AsianScientist (Feb. 22, 2017) – South Korean researchers have used CRISPR-Cas9 gene editing to treat symptoms of age-related macular degeneration (AMD) in mice. Their findings have been published in Genome Research.
It is estimated that almost one in every ten people over 65 has some signs of AMD, and its prevalence is likely to increase as a consequence of the aging population. AMD is a form of blindness which causes distorted vision and blind spots.
AMD in older adults and retinopathy of prematurity in newborns are the leading cause of blindness in those respective age groups. In both diseases, abnormally high levels of vascular endothelial growth factor (VEGF) are secreted. In AMD, VEGF causes the formation of new blood vessels in the eyes but also leads to leakages of blood and fluid into the eye, damaging an area at the center of the retina called macula.
Injections of anti-VEGF drugs are the most common treatment for AMD, but at least seven injections per year are required because VEGF is continuously overexpressed by the cells of the diseased retinal pigment epithelium. Instead of such invasive treatments, scientists at the Institute for Basic Science (IBS) believe that gene therapy with the third generation gene editing tool CRISPR-Cas9 could improve the situation.
“The injections tackle the effects, but not the main cause of the problem. By editing the VEGF gene, we can achieve a longer-term cure,” explained Professor Kim Jin-Soo, Director of the Center for Genome Engineering at IBS.
CRISPR-Cas9 can precisely cut and correct DNA at the desired site in the genome. The CRISPR-Cas9 system works by cutting DNA at a target site, in this case, inside the VEGF gene. Two years ago, IBS scientists proved that a pre-assembled version of CRISPR-Cas9 called Cas9 ribonucleoprotein (RNP) can be delivered to cells and stem cells to modify target genes.
The pre-assembled complex works rapidly and degrades before the body has time to build up an immune response against it. Despite these advantages and previous successes, the difficulty in delivering pre-assembled CRISPR-Cas9 has limited its use in therapeutic applications.

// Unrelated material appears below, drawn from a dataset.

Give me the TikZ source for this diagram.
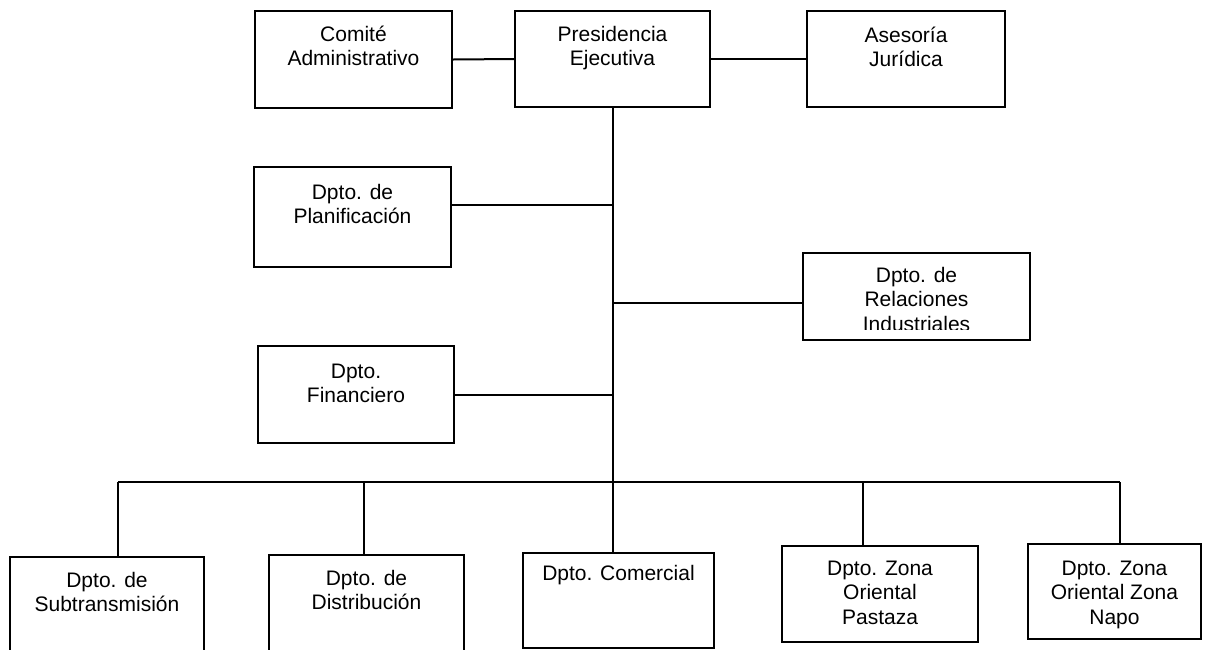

In this study, the research team successfully injected CRISPR-Cas9 into the eyes of a mouse model with wet AMD and locally modified the VEGF gene. Initially, they found that the delivery of the pre-assembled CRISPR-Cas9 complex is more efficient that the delivery of the same components in a plasmid form.
Secondly, the complex disappeared after just 72 hours. Scientists assessed the whole genome of the animals and found the CRISPR-Cas9 complex modified only the VEGF gene and did not affect other genes. The progression of the eye disease was monitored by looking at choroidal neovascularization (CNV), the creation of new blood vessels between the retina and the sclera, a common problem of ‘wet’ macular degeneration.
The researchers found that the CRISPR-Cas9 complex reduced the CNV area by 58 percent. Moreover, cone dysfunction, a likely side effect that takes only that days to show in mice, did not occur a week after the treatment.
“We have developed a treatment to suppress CNV by inactivating the VEGF gene, one of the causes of AMD. We envision that, in the future, surgeons will be able to cut and paste disease-causing genetic elements in patients,” explained Kim.
While CRISPR-Cas9 is conventionally used to correct mutations causing hereditary diseases or cancer, this study suggests a new therapy for non-hereditary degenerative disease.
“We believe that this is a new therapeutic modality for the treatment of non-hereditary degenerative diseases,” said study co-author Professor Kim Jeong Hun from Seoul National University. “We confirmed the effect on the animal models of the disease and now we wish to continue with preclinical trials.”
The article can be found at: Kim et al. (2017) Genome Surgery Using Cas9 Ribonucleoproteins for the Treatment of Age-related Macular Degeneration.